* **Dataset content**:
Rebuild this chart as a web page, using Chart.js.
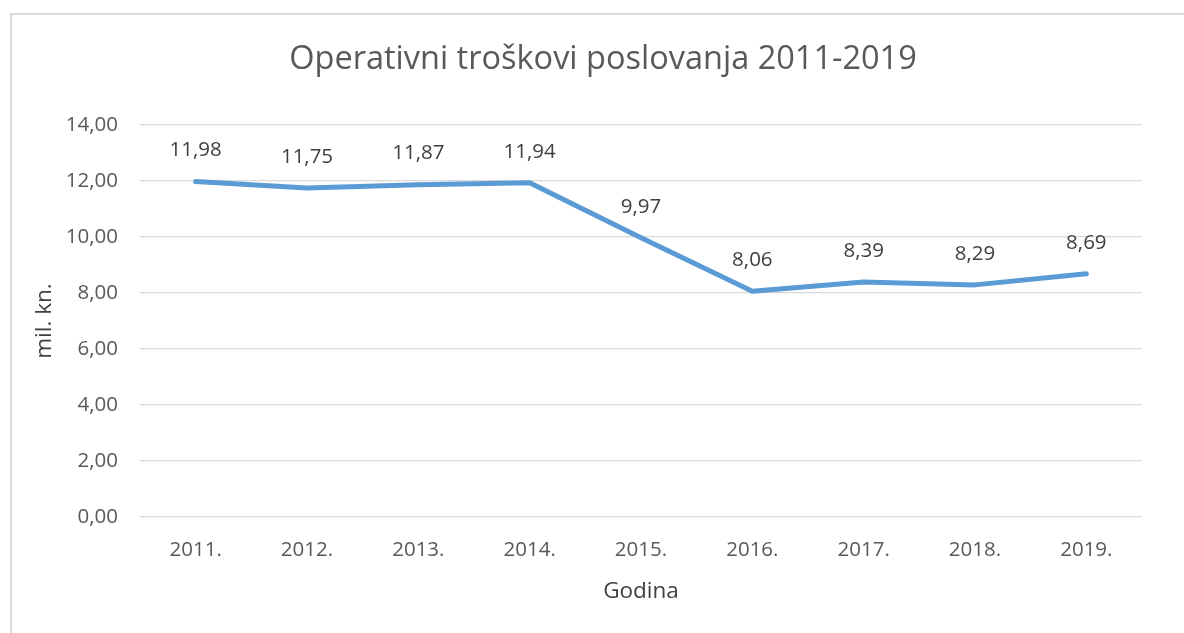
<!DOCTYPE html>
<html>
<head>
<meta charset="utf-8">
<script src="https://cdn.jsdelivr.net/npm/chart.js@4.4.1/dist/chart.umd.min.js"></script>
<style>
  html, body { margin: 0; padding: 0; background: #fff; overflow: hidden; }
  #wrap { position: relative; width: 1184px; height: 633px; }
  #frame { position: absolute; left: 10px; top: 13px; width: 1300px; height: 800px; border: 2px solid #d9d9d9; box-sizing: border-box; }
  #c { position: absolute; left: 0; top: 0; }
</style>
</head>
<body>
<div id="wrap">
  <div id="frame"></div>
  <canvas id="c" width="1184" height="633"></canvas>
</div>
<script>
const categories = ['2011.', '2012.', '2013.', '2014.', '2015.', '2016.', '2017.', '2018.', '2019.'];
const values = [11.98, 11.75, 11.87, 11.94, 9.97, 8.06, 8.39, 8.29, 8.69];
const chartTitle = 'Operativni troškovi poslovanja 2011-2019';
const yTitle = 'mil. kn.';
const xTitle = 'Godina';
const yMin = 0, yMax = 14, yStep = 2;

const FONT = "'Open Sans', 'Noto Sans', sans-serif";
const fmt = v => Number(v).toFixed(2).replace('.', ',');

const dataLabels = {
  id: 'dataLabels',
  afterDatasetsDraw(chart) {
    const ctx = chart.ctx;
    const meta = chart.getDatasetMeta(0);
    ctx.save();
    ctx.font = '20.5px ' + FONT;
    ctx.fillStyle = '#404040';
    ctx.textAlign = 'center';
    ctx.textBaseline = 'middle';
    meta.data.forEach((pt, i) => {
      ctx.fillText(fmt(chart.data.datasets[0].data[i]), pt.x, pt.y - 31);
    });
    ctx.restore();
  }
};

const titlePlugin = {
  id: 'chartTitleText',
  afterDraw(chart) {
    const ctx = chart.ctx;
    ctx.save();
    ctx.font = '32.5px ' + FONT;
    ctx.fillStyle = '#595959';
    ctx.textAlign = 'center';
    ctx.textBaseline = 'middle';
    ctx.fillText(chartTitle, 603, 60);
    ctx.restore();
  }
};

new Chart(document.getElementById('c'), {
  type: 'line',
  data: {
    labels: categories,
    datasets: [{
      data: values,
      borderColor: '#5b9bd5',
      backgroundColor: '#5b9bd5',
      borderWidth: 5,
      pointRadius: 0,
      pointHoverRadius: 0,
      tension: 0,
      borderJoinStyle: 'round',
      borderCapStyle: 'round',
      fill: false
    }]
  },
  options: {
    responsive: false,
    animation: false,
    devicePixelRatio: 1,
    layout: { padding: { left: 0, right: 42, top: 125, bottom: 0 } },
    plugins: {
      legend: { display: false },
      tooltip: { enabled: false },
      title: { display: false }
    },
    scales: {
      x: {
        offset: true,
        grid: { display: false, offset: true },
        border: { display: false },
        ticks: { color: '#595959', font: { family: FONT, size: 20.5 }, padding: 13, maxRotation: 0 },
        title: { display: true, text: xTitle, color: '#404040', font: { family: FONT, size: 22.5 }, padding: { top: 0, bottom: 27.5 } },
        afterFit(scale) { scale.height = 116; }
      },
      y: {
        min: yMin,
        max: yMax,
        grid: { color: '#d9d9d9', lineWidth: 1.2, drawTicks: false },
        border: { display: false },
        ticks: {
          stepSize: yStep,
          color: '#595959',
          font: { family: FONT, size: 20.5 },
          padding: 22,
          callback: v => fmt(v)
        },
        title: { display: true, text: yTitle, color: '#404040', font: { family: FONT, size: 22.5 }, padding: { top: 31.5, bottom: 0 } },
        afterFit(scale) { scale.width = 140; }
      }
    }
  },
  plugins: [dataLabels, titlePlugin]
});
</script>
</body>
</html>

* **Problem description**:
Pictures stay out. Repeat only the lines from the beginning of the data through the line that has "const fmt = v".

* **Response to this task**:
Rebuild this chart as a web page, using Chart.js.
<!DOCTYPE html>
<html>
<head>
<meta charset="utf-8">
<script src="https://cdn.jsdelivr.net/npm/chart.js@4.4.1/dist/chart.umd.min.js"></script>
<style>
  html, body { margin: 0; padding: 0; background: #fff; overflow: hidden; }
  #wrap { position: relative; width: 1184px; height: 633px; }
  #frame { position: absolute; left: 10px; top: 13px; width: 1300px; height: 800px; border: 2px solid #d9d9d9; box-sizing: border-box; }
  #c { position: absolute; left: 0; top: 0; }
</style>
</head>
<body>
<div id="wrap">
  <div id="frame"></div>
  <canvas id="c" width="1184" height="633"></canvas>
</div>
<script>
const categories = ['2011.', '2012.', '2013.', '2014.', '2015.', '2016.', '2017.', '2018.', '2019.'];
const values = [11.98, 11.75, 11.87, 11.94, 9.97, 8.06, 8.39, 8.29, 8.69];
const chartTitle = 'Operativni troškovi poslovanja 2011-2019';
const yTitle = 'mil. kn.';
const xTitle = 'Godina';
const yMin = 0, yMax = 14, yStep = 2;

const FONT = "'Open Sans', 'Noto Sans', sans-serif";
const fmt = v => Number(v).toFixed(2).replace('.', ',');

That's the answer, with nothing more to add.